Capstone Checkpoint

Stephanie Clancy
Christopher Sites

Long-term care has become a crucial policy issue. The aging Americans and their part of the nation’s population are increasing, and Americans who reach 65 are living longer. The discussion over long-term care by policymakers and members of the public has declined and arose during the past three decades. More Americans and their leaders face the problem of how to meet the requirements of the elderly with continuing disabilities in the United States.
The ethical dilemma that this issue poses is the benefits of treatments that the elderly need vary immensely. Whatever the long-term care the elderly need will be based on what healthcare they have and how much their healthcare will pay.
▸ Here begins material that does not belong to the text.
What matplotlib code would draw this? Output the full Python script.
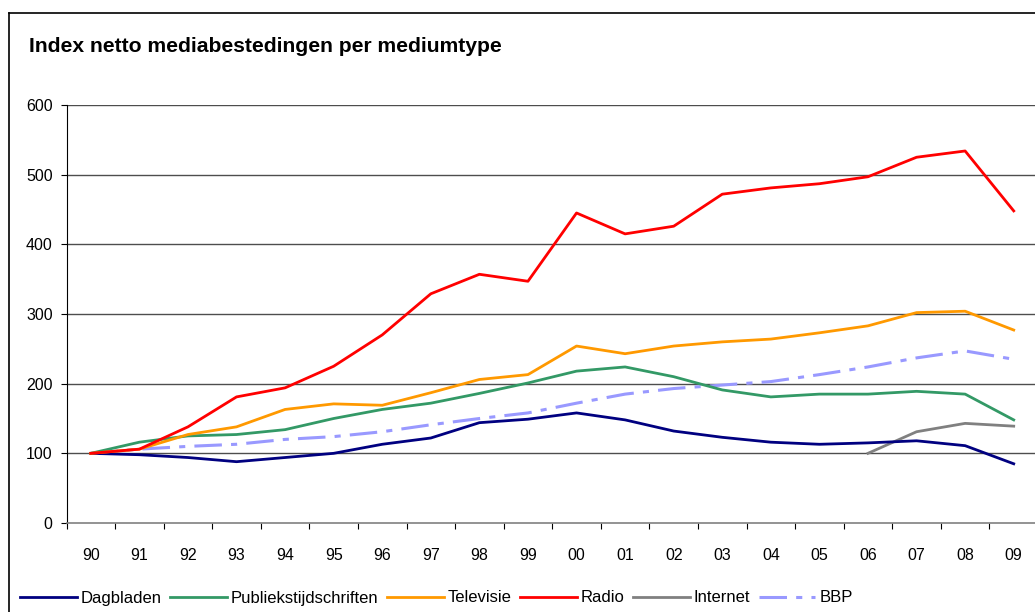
import numpy as np
import matplotlib
matplotlib.use('Agg')
import matplotlib.pyplot as plt
from matplotlib.lines import Line2D

plt.rcParams['font.family'] = ['Liberation Sans', 'DejaVu Sans']

# jaren (categorieen)
years = ['90', '91', '92', '93', '94', '95', '96', '97', '98', '99',
         '00', '01', '02', '03', '04', '05', '06', '07', '08', '09']

# index per mediumtype, 1990 = 100
dagbladen = [100, 98, 94, 88, 94, 100, 113, 122, 144, 149,
             158, 148, 132, 123, 116, 113, 115, 118, 111, 85]
publiek = [100, 116, 125, 127, 134, 150, 163, 172, 186, 201,
           218, 224, 210, 191, 181, 185, 185, 189, 185, 148]
televisie = [100, 106, 127, 138, 163, 171, 169, 187, 206, 213,
             254, 243, 254, 260, 264, 273, 283, 302, 304, 277]
radio = [100, 106, 138, 181, 194, 225, 270, 329, 357, 347,
         445, 415, 426, 472, 481, 487, 497, 525, 534, 448]
internet = [None] * 16 + [100, 131, 143, 139]
bbp = [100, 106, 110, 113, 120, 124, 131, 141, 150, 158,
       172, 185, 193, 198, 203, 213, 224, 237, 247, 235]

W, H = 1035, 612
fig = plt.figure(figsize=(W / 100, H / 100), dpi=100)
fig.patch.set_facecolor('white')

# rand van het grafiekgebied
fig.add_artist(Line2D([9 / W, 9 / W], [0, 1 - 13 / H], color='black', lw=1.2))
fig.add_artist(Line2D([9 / W, 1], [1 - 13 / H, 1 - 13 / H], color='black', lw=1.2))

fig.text(29 / W, 1 - 47 / H, 'Index netto mediabestedingen per mediumtype',
         fontsize=15.2, fontweight='bold', va='center', ha='left')

ax = fig.add_axes([66.5 / W, 1 - 523 / H, (1038 - 66.5) / W, 418 / H])
x = np.arange(len(years))

ax.set_xlim(-0.5, len(years) - 0.5)
ax.set_ylim(0, 600)
ax.set_yticks(range(0, 601, 100))
for v in range(100, 601, 100):
    ax.axhline(v, color='#4d4d4d', lw=1.0, zorder=1)

def series(vals):
    return np.array([np.nan if v is None else v for v in vals], dtype=float)

ax.plot(x, series(internet), color='#808080', lw=2, zorder=3)
ax.plot(x, series(bbp), color='#9999ff', lw=2.2, zorder=3,
        dashes=(9, 3, 2, 3))
ax.plot(x, series(dagbladen), color='#000080', lw=2, zorder=4)
ax.plot(x, series(publiek), color='#339966', lw=2, zorder=4)
ax.plot(x, series(televisie), color='#ff9900', lw=2, zorder=4)
ax.plot(x, series(radio), color='#ff0000', lw=2, zorder=5)

# spines
for s in ['top', 'right']:
    ax.spines[s].set_visible(False)
ax.spines['left'].set_color('black')
ax.spines['bottom'].set_color('#808080')
ax.spines['bottom'].set_linewidth(1.2)

ax.set_xticks(np.arange(-0.5, len(years), 1.0), minor=False)
ax.set_xticklabels([])
ax.set_xticks(x, minor=True)
ax.set_xticklabels(years, minor=True)
ax.tick_params(axis='x', which='major', length=4, direction='out', color='black')
ax.tick_params(axis='x', which='minor', length=0, pad=18, labelsize=11.5)
ax.tick_params(axis='y', length=4, direction='out', pad=6, labelsize=11.5)

handles = [
    Line2D([], [], color='#000080', lw=2),
    Line2D([], [], color='#339966', lw=2),
    Line2D([], [], color='#ff9900', lw=2),
    Line2D([], [], color='#ff0000', lw=2),
    Line2D([], [], color='#808080', lw=2),
    Line2D([], [], color='#9999ff', lw=2.2, dashes=(9, 3, 2, 3)),
]
labels = ['Dagbladen', 'Publiekstijdschriften', 'Televisie', 'Radio',
          'Internet', 'BBP']
fig.legend(handles, labels, loc='center left', bbox_to_anchor=(20 / W, 1 - 598 / H),
           ncol=6, frameon=False, fontsize=12, handlelength=3.4,
           handletextpad=0.25, columnspacing=0.5, borderaxespad=0,
           borderpad=0)

fig.savefig('out.png', dpi=100)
If their healthcare only pays for a certain amount and the elderly do not have the means to pay the rest, then they do not get what they need.
As a leader in a human service organization, I would respond to this issue by going to congress or whoever else I can go to and fight for the elderly. I would let them know that the healthcare that they are getting is not enough because some of them cannot pay for certain medical procedures because they just do not make enough money. Therefore, they could get worse or even die without that procedure. I would make them see or at least show them statistics of how many elderly have gotten worse or even died from not getting the procedure needed.

Stone, Robyn I. (2000). Long-term Care for the Elderly with Disabilities: Current Policy, Emerging Trends, and Implications for the Twenty-First Century.